#### WHAT TO DO:
Print every entry word for word, but omit the pictures.

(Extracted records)
## BEGIN

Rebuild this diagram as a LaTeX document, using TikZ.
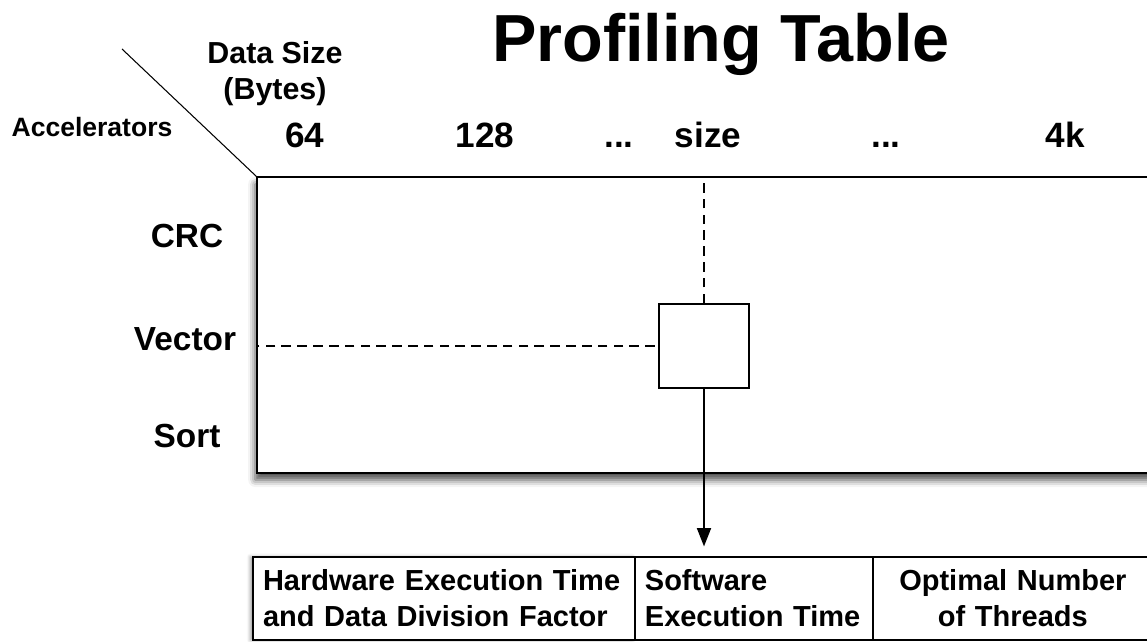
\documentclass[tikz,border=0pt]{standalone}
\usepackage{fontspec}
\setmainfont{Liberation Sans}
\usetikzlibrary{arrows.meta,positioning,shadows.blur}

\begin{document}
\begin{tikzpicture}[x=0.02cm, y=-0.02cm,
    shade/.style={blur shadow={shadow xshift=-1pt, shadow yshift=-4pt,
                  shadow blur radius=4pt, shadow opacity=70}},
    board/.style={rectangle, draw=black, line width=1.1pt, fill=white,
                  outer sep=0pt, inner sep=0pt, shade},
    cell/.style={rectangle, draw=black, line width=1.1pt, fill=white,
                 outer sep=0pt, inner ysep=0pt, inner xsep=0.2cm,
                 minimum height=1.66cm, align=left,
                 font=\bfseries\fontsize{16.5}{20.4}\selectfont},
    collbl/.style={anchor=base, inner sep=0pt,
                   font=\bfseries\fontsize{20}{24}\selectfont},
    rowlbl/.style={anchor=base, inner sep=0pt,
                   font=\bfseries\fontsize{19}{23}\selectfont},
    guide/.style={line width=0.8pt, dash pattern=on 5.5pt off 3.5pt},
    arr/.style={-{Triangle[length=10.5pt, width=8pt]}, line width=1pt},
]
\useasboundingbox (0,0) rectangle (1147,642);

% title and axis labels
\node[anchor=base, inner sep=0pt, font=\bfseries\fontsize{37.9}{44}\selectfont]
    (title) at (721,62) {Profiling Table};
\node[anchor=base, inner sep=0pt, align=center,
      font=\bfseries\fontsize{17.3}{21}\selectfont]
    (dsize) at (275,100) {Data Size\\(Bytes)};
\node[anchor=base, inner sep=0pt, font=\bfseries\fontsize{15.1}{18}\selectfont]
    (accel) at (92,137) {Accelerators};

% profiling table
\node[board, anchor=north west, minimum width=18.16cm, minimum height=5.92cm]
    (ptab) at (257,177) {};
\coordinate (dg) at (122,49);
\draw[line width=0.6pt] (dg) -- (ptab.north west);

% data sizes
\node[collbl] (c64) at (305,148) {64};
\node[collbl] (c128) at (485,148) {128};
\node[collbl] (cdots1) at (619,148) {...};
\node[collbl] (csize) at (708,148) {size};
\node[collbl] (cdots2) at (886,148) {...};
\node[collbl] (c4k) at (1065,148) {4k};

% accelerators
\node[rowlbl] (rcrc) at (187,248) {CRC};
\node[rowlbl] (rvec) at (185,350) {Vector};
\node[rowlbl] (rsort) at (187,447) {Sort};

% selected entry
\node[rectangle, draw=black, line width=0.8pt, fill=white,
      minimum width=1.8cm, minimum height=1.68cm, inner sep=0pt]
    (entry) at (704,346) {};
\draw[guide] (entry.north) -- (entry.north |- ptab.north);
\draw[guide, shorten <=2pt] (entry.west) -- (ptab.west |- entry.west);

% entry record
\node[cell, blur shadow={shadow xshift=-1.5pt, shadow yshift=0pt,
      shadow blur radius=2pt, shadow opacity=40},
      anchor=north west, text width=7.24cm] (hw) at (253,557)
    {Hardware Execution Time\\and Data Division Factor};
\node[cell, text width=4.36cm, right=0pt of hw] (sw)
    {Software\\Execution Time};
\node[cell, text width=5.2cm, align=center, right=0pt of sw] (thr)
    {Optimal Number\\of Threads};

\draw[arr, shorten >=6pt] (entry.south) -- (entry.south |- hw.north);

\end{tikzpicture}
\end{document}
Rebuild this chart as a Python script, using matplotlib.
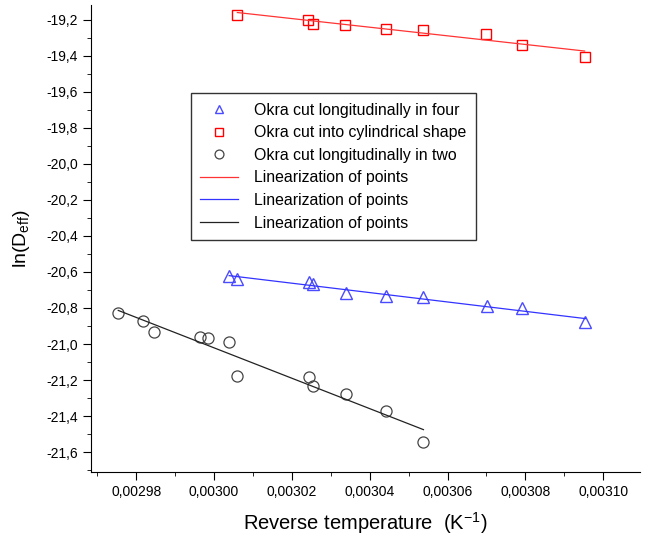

## END

#### EXERCISE RESPONSE:
Rebuild this diagram as a LaTeX document, using TikZ.
\documentclass[tikz,border=0pt]{standalone}
\usepackage{fontspec}
\setmainfont{Liberation Sans}
\usetikzlibrary{arrows.meta,positioning,shadows.blur}

\begin{document}
\begin{tikzpicture}[x=0.02cm, y=-0.02cm,
    shade/.style={blur shadow={shadow xshift=-1pt, shadow yshift=-4pt,
                  shadow blur radius=4pt, shadow opacity=70}},
    board/.style={rectangle, draw=black, line width=1.1pt, fill=white,
                  outer sep=0pt, inner sep=0pt, shade},
    cell/.style={rectangle, draw=black, line width=1.1pt, fill=white,
                 outer sep=0pt, inner ysep=0pt, inner xsep=0.2cm,
                 minimum height=1.66cm, align=left,
                 font=\bfseries\fontsize{16.5}{20.4}\selectfont},
    collbl/.style={anchor=base, inner sep=0pt,
                   font=\bfseries\fontsize{20}{24}\selectfont},
    rowlbl/.style={anchor=base, inner sep=0pt,
                   font=\bfseries\fontsize{19}{23}\selectfont},
    guide/.style={line width=0.8pt, dash pattern=on 5.5pt off 3.5pt},
    arr/.style={-{Triangle[length=10.5pt, width=8pt]}, line width=1pt},
]
\useasboundingbox (0,0) rectangle (1147,642);

% title and axis labels
\node[anchor=base, inner sep=0pt, font=\bfseries\fontsize{37.9}{44}\selectfont]
    (title) at (721,62) {Profiling Table};
\node[anchor=base, inner sep=0pt, align=center,
      font=\bfseries\fontsize{17.3}{21}\selectfont]
    (dsize) at (275,100) {Data Size\\(Bytes)};
\node[anchor=base, inner sep=0pt, font=\bfseries\fontsize{15.1}{18}\selectfont]
    (accel) at (92,137) {Accelerators};

% profiling table
\node[board, anchor=north west, minimum width=18.16cm, minimum height=5.92cm]
    (ptab) at (257,177) {};
\coordinate (dg) at (122,49);
\draw[line width=0.6pt] (dg) -- (ptab.north west);

% data sizes
\node[collbl] (c64) at (305,148) {64};
\node[collbl] (c128) at (485,148) {128};
\node[collbl] (cdots1) at (619,148) {...};
\node[collbl] (csize) at (708,148) {size};
\node[collbl] (cdots2) at (886,148) {...};
\node[collbl] (c4k) at (1065,148) {4k};

% accelerators
\node[rowlbl] (rcrc) at (187,248) {CRC};
\node[rowlbl] (rvec) at (185,350) {Vector};
\node[rowlbl] (rsort) at (187,447) {Sort};

% selected entry
\node[rectangle, draw=black, line width=0.8pt, fill=white,
      minimum width=1.8cm, minimum height=1.68cm, inner sep=0pt]
    (entry) at (704,346) {};
\draw[guide] (entry.north) -- (entry.north |- ptab.north);
\draw[guide, shorten <=2pt] (entry.west) -- (ptab.west |- entry.west);

% entry record
\node[cell, blur shadow={shadow xshift=-1.5pt, shadow yshift=0pt,
      shadow blur radius=2pt, shadow opacity=40},
      anchor=north west, text width=7.24cm] (hw) at (253,557)
    {Hardware Execution Time\\and Data Division Factor};
\node[cell, text width=4.36cm, right=0pt of hw] (sw)
    {Software\\Execution Time};
\node[cell, text width=5.2cm, align=center, right=0pt of sw] (thr)
    {Optimal Number\\of Threads};

\draw[arr, shorten >=6pt] (entry.south) -- (entry.south |- hw.north);

\end{tikzpicture}
\end{document}
Rebuild this chart as a Python script, using matplotlib.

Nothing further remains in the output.